Support for energy investment that creates demand and puts people back to work at a time of unemployed resources and excess capacity is the first way that energy policy strengths our economy.
Second, comprehensive energy legislation will reduce uncertainty and increase confidence. The cheapest stimulus program in the world is enhanced confidence [...]
Until we pass comprehensive energy legislation, that is exactly what we are doing. We are creating an environment in which there is no certainty for someone building a new power plant.
There is no certainty for someone making the commitment to an industrial production process.
There is no certainty for someone thinking about the generation of automobile models after the current generation of automobile models, five or ten years out.
Clarity brings certainty, certainty brings confidence, and that is what moves the economy forward [...]
Enacting comprehensive energy legislation will help our country move down the technological learning curves in key sectors associated with energy efficiency, associated with battery technology, associated with renewables, that will be economically important in the years ahead [...]

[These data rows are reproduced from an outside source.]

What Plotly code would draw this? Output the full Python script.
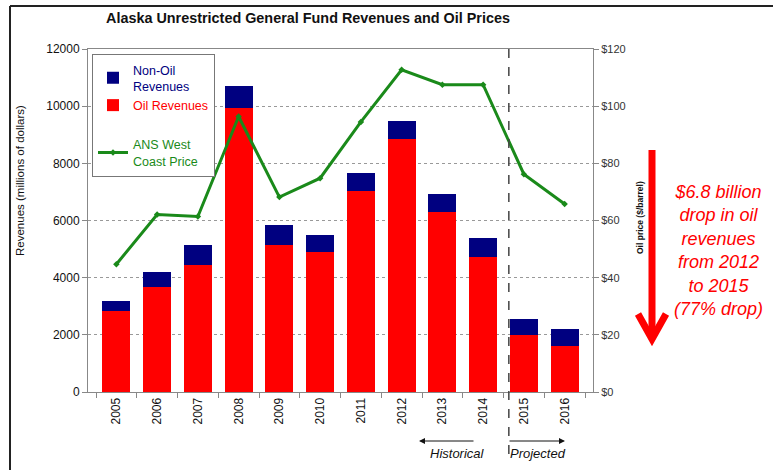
import plotly.graph_objects as go

years = ["2005", "2006", "2007", "2008", "2009", "2010", "2011", "2012", "2013", "2014", "2015", "2016"]
oil_revenues = [2820, 3675, 4455, 9930, 5145, 4890, 7035, 8845, 6310, 4725, 1995, 1610]
total_revenues = [3200, 4200, 5145, 10720, 5835, 5505, 7675, 9485, 6940, 5390, 2565, 2205]
non_oil_revenues = [t - o for t, o in zip(total_revenues, oil_revenues)]
ans_price = [44.7, 62.1, 61.4, 96.4, 68.2, 74.8, 94.5, 112.7, 107.5, 107.5, 76.2, 65.8]

FONT = "Liberation Sans, Arial, sans-serif"
W, H = 773, 470
L, R, T, B = 88, 593, 49, 392  # plot area pixel box


def px(x):
    return (x - L) / (R - L)


def py(y):
    return (B - y) / (B - T)


def label(text, x, y, size, color="#111", angle=0, style="normal"):
    return dict(text=text, xref="paper", yref="paper", x=px(x), y=py(y), xanchor="center",
                yanchor="middle", textangle=angle, showarrow=False,
                font=dict(size=size, color=color, family=FONT, style=style))


fig = go.Figure()
fig.add_trace(go.Bar(
    x=years, y=oil_revenues, name="<span style='color:#ff0000'>Oil Revenues</span>",
    marker=dict(color="#ff0000", line=dict(width=0)), legendgroup="rev", legendrank=2,
))
fig.add_trace(go.Bar(
    x=years, y=non_oil_revenues, name="<span style='color:#000080'>Non-Oil<br>Revenues</span>",
    marker=dict(color="#000080", line=dict(width=0)), legendgroup="rev", legendrank=1,
))
fig.add_trace(go.Scatter(
    x=years, y=ans_price, yaxis="y2", mode="lines+markers",
    name="<span style='color:#1a8a1a'>ANS West<br>Coast Price</span>",
    line=dict(color="#1a8a1a", width=3), marker=dict(symbol="diamond", size=5, color="#1a8a1a"),
    legendgroup="price", legendrank=3,
))

shapes = [
    # outer frame (top and left)
    dict(type="line", xref="paper", yref="paper", x0=px(10), x1=px(773), y0=py(6), y1=py(6),
         line=dict(color="#222", width=2)),
    dict(type="line", xref="paper", yref="paper", x0=px(10), x1=px(10), y0=py(6), y1=py(470),
         line=dict(color="#222", width=2)),
    # historical / projected divider
    dict(type="line", xref="paper", yref="paper", x0=10 / 12, x1=10 / 12, y0=1.0, y1=py(460),
         line=dict(color="#444", width=1.5, dash="dash")),
    # big red arrow
    dict(type="line", xref="paper", yref="paper", x0=px(652), x1=px(652), y0=py(150), y1=py(334),
         line=dict(color="#ff0000", width=7)),
    dict(type="path", xref="paper", yref="paper",
         path=f"M {px(638)},{py(314)} L {px(652)},{py(339)} L {px(666)},{py(314)}",
         line=dict(color="#ff0000", width=7)),
]

annotations = [
    label("<b>Alaska Unrestricted General Fund Revenues and Oil Prices</b>", 308, 18, 14.4),
    label("Revenues (millions of dollars)", 20, 181, 11.5, angle=-90),
    label("<b>Oil price ($/barrel)</b>", 640, 218, 8.5, angle=-90),
    label("$6.8 billion<br>drop in oil<br>revenues<br>from 2012<br>to 2015<br>(77% drop)",
          718, 250, 18, color="#ff0000", style="italic"),
    label("Historical", 457, 454, 13, style="italic"),
    label("Projected", 538, 454, 13, style="italic"),
    dict(text="", xref="paper", yref="paper", x=px(419), y=py(441), ax=56, ay=0, showarrow=True,
         arrowhead=2, arrowsize=1.2, arrowwidth=1, arrowcolor="#111"),
    dict(text="", xref="paper", yref="paper", x=px(565), y=py(441), ax=-57, ay=0, showarrow=True,
         arrowhead=2, arrowsize=1.2, arrowwidth=1, arrowcolor="#111"),
]

fig.update_layout(
    width=W, height=H,
    margin=dict(l=L, r=W - R, t=T, b=H - B),
    paper_bgcolor="white", plot_bgcolor="white",
    barmode="stack", bargap=0.31,
    font=dict(family=FONT, size=11, color="#111"),
    showlegend=True,
    legend=dict(x=px(92), y=py(54), xanchor="left", yanchor="top", bgcolor="white",
                bordercolor="#777", borderwidth=1, font=dict(size=12.5, family=FONT),
                traceorder="grouped", tracegroupgap=20, itemwidth=30),
    xaxis=dict(type="category", tickangle=-90, ticks="outside", tickson="boundaries", ticklen=5,
               tickcolor="#888", showline=True, linecolor="#888", mirror=True,
               tickfont=dict(size=12, color="#111"), showgrid=False),
    yaxis=dict(range=[0, 12000], dtick=2000, tickformat="d", ticks="outside", ticklen=5,
               tickcolor="#888", showline=True, linecolor="#888", showgrid=True, gridcolor="#999",
               griddash="dot", gridwidth=1, tickfont=dict(size=12, color="#111"), zeroline=False),
    yaxis2=dict(range=[0, 120], dtick=20, tickprefix="$", overlaying="y", side="right",
                ticks="outside", ticklen=5, tickcolor="#888", showline=True, linecolor="#888",
                showgrid=False, zeroline=False, tickfont=dict(size=11, color="#333")),
    shapes=shapes, annotations=annotations,
)

fig.write_html("out.html", config={"displayModeBar": False},
               post_script="document.body.style.margin='0px';")
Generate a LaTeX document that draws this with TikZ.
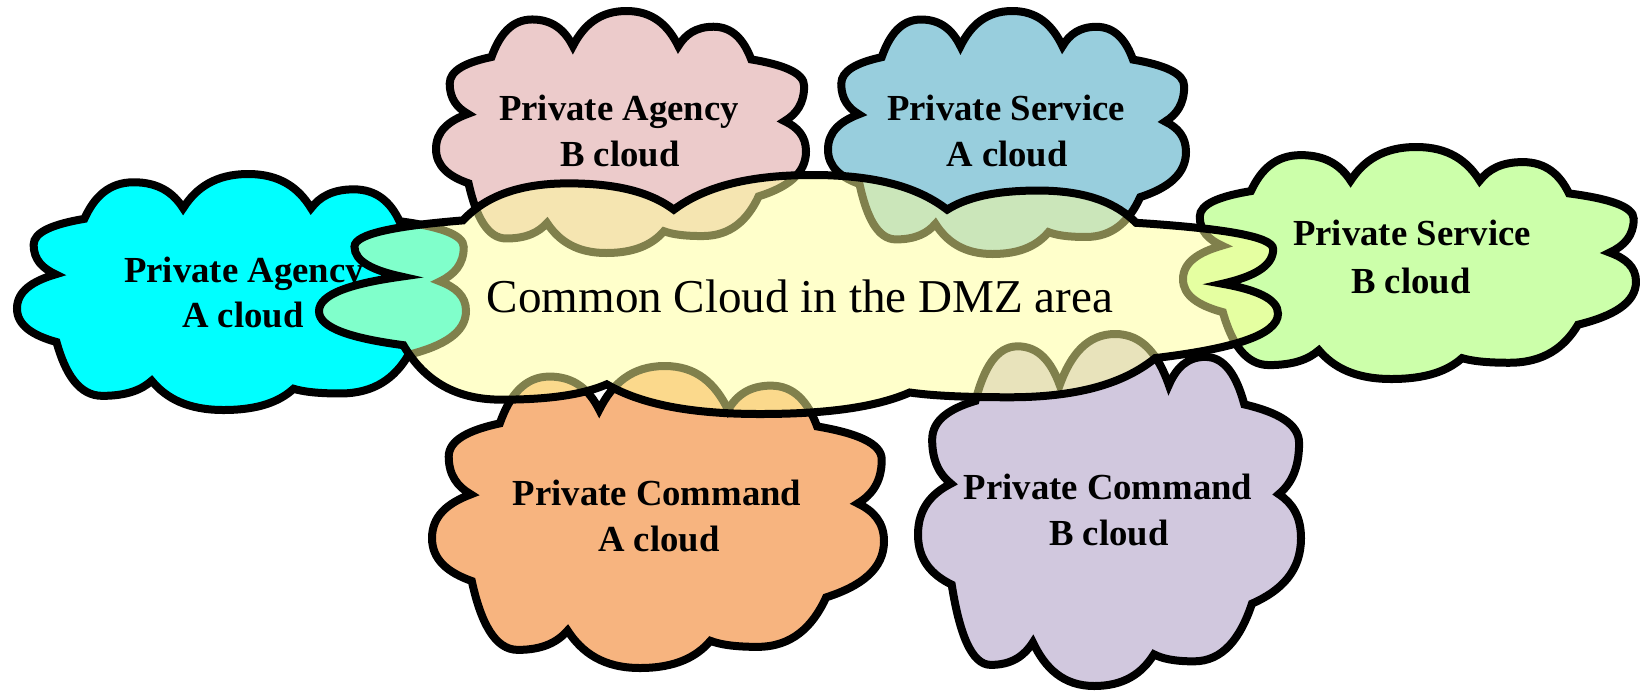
\documentclass[tikz,border=0pt]{standalone}
\usepackage{fontspec}
\setmainfont{Liberation Serif}
\definecolor{cPink}{HTML}{ECCBCB}
\definecolor{cBlue}{HTML}{98CEDD}
\definecolor{cCyan}{HTML}{00FFFF}
\definecolor{cGreen}{HTML}{CCFFAA}
\definecolor{cOrange}{HTML}{F7B47F}
\definecolor{cLav}{HTML}{D1C8DE}
\definecolor{cYellow}{HTML}{FFFF99}
\tikzset{
  cloudline/.style={draw=black, line width=0.16cm},
  lbl/.style={font=\fontsize{20.9}{25}\selectfont\bfseries, anchor=base, inner sep=0pt},
  biglbl/.style={font=\fontsize{26.8}{32}\selectfont, anchor=base, inner sep=0pt}
}
% #1 name, #2 x0, #3 y0, #4 width, #5 height, #6 fill options
\newcommand\mycloud[6]{%
  \begin{scope}[shift={(#2,#3)}, xscale=#4, yscale=#5]
  \path[cloudline, #6] (0.15,0.19)
   .. controls (0.172,0.097) and (0.205,0.035) .. (0.26,0.035)
   .. controls (0.315,0.035) and (0.348,0.079) .. (0.37,0.145)
   .. controls (0.399,0.058) and (0.4425,0) .. (0.515,0)
   .. controls (0.585,0) and (0.627,0.058) .. (0.655,0.145)
   .. controls (0.674,0.097) and (0.7025,0.065) .. (0.75,0.065)
   .. controls (0.801,0.065) and (0.832,0.119) .. (0.852,0.2)
   .. controls (0.938,0.222) and (0.995,0.255) .. (0.995,0.31)
   .. controls (0.995,0.3825) and (0.974,0.426) .. (0.942,0.455)
   .. controls (0.977,0.48) and (1,0.5175) .. (1,0.58)
   .. controls (1,0.673) and (0.949,0.729) .. (0.872,0.766)
   .. controls (0.842,0.864) and (0.796,0.93) .. (0.72,0.93)
   .. controls (0.668,0.93) and (0.637,0.922) .. (0.616,0.91)
   .. controls (0.585,0.964) and (0.538,1) .. (0.46,1)
   .. controls (0.38,1) and (0.332,0.95) .. (0.30,0.876)
   .. controls (0.278,0.914) and (0.245,0.94) .. (0.19,0.94)
   .. controls (0.139,0.94) and (0.108,0.849) .. (0.088,0.712)
   .. controls (0.035,0.684) and (0,0.641) .. (0,0.57)
   .. controls (0,0.4975) and (0.034,0.454) .. (0.086,0.425)
   .. controls (0.057,0.40) and (0.037,0.3625) .. (0.037,0.30)
   .. controls (0.037,0.245) and (0.082,0.212) .. (0.15,0.19)
   -- cycle;
  \coordinate (#1) at (0.5,0.5);
  \end{scope}}
\begin{document}
\begin{tikzpicture}[x=0.02cm, y=-0.02cm]
\fill[white] (0,0) rectangle (1640,691);
\useasboundingbox (0,0) rectangle (1640,691);
% private clouds
\mycloud{agA}{17}{174}{449}{236}{fill=cCyan}
\node[lbl] (agA1) at (244,282) {Private Agency};
\node[lbl] (agA2) at (243,327) {A cloud};
\mycloud{agB}{436}{11}{370}{242}{fill=cPink}
\node[lbl] (agB1) at (619,120) {Private Agency};
\node[lbl] (agB2) at (620,166) {B cloud};
\mycloud{svA}{828}{11}{358}{243}{fill=cBlue}
\node[lbl] (svA1) at (1006,120) {Private Service};
\node[lbl] (svA2) at (1007,166) {A cloud};
\mycloud{svB}{1183}{147}{453}{232}{fill=cGreen}
\node[lbl] (svB1) at (1412,245) {Private Service};
\node[lbl] (svB2) at (1411,293) {B cloud};
\mycloud{cmB}{918}{334}{383}{352}{fill=cLav}
\node[lbl] (cmB1) at (1108,499) {Private Command};
\node[lbl] (cmB2) at (1109,545) {B cloud};
\mycloud{cmA}{432}{366}{452}{302}{fill=cOrange}
\node[lbl] (cmA1) at (657,505) {Private Command};
\node[lbl] (cmA2) at (659,551) {A cloud};
% common cloud
\mycloud{dmz}{319}{175}{959}{239}{fill=cYellow, fill opacity=0.5}
\node[biglbl] (dmzT) at (800,312) {Common Cloud in the DMZ area};
\end{tikzpicture}
\end{document}
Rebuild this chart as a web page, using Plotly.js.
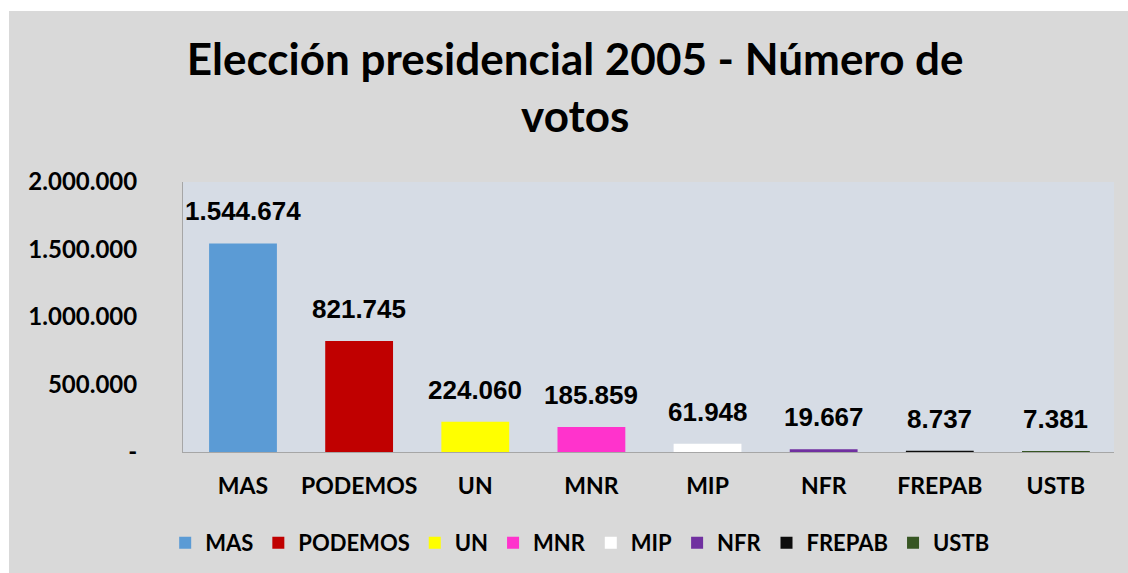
<!DOCTYPE html>
<html>
<head>
<meta charset="utf-8">
<script src="https://cdn.plot.ly/plotly-3.0.1.min.js"></script>
<style>
  html, body { margin: 0; padding: 0; background: #ffffff; }
  #chart { position: absolute; left: 9px; top: 11px; width: 1119px; height: 562px; }
</style>
</head>
<body>
<div id="chart"></div>
<script>
const parties = ["MAS", "PODEMOS", "UN", "MNR", "MIP", "NFR", "FREPAB", "USTB"];
const votes = [1544674, 821745, 224060, 185859, 61948, 19667, 8737, 7381];
const partyColors = ["#5b9bd5", "#c00000", "#ffff00", "#ff33cc", "#ffffff", "#7030a0", "#0d0d0d", "#375623"];
const yTickVals = [0, 500000, 1000000, 1500000, 2000000];
const yTickText = ["-", "500.000", "1.000.000", "1.500.000", "2.000.000"];
const chartTitle = "Elección presidencial 2005 - Número de<br>votos";

function fmt(n) {
  return String(n).replace(/\B(?=(\d{3})+(?!\d))/g, ".");
}

const labelFont = "Lato, 'Open Sans', sans-serif";

const traces = parties.map((p, i) => ({
  type: "bar",
  name: p,
  x: [p],
  y: [votes[i]],
  width: 0.584,
  marker: { color: partyColors[i], line: { width: 0 } },
  hoverinfo: "skip"
}));

const annotations = parties.map((p, i) => ({
  x: p,
  y: votes[i],
  xref: "x",
  yref: "y",
  text: fmt(votes[i]),
  showarrow: false,
  yanchor: "bottom",
  yshift: 15,
  font: { family: "'Liberation Sans', Arial, sans-serif", size: 26, color: "#000000", weight: "bold" }
}));

const layout = {
  width: 1119,
  height: 562,
  paper_bgcolor: "#d9d9d9",
  plot_bgcolor: "#d6dce5",
  margin: { l: 174, r: 14, t: 171, b: 121 },
  barmode: "overlay",
  showlegend: true,
  title: {
    text: chartTitle,
    xref: "container",
    yref: "container",
    x: 0.506,
    xanchor: "center",
    y: 1 - 64 / 562,
    yanchor: "top",
    font: { family: labelFont, size: 44, color: "#000000", weight: "bold" }
  },
  xaxis: {
    type: "category",
    showgrid: false,
    showline: true,
    linecolor: "#a6a6a6",
    linewidth: 1,
    ticks: "",
    ticklabelstandoff: 13,
    tickfont: { family: labelFont, size: 23, color: "#000000", weight: "bold" },
    fixedrange: true
  },
  yaxis: {
    range: [0, 2000000],
    tickvals: yTickVals,
    ticktext: yTickText,
    showgrid: false,
    zeroline: false,
    showline: true,
    linecolor: "#a6a6a6",
    linewidth: 1,
    ticks: "",
    ticklabelstandoff: 40,
    tickfont: { family: labelFont, size: 24, color: "#000000", weight: "bold" },
    fixedrange: true
  },
  legend: {
    orientation: "h",
    xref: "container",
    yref: "container",
    x: 0.51,
    xanchor: "center",
    y: 30 / 562,
    yanchor: "middle",
    bgcolor: "rgba(0,0,0,0)",
    font: { family: labelFont, size: 22, color: "#000000", weight: "bold" },
    itemclick: false,
    itemdoubleclick: false
  },
  annotations: annotations
};

Plotly.newPlot("chart", traces, layout, { displayModeBar: false, staticPlot: true });
</script>
</body>
</html>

Ultimately, economic policy choices, like investment decisions for a family, involve seeking opportunity and involve minimizing risk.
If you think about the risks to our ecology, the risks to our security, we minimize those risks with comprehensive energy policy.
And if you think about the opportunity to lead in what is really important, we maximize that opportunity with comprehensive energy legislation.
That’s why energy is so crucial a part of President Obama’s economic strategy.
Basically, Summers is saying that we must price carbon to relieve producers of uncertainty about their investments. Amazingly, that’s more than Grijalva is willing to say. And Grijalva would have more tools, like the saving of a boiling planet, at his disposal, were he to make the case.
Pricing carbon isn’t even an entirely controversial point. But that’s what’s being dismantled in the Senate’s consensus-building approach. And yet, Grijalva – or anyone else in the Congress – won’t say a word about it.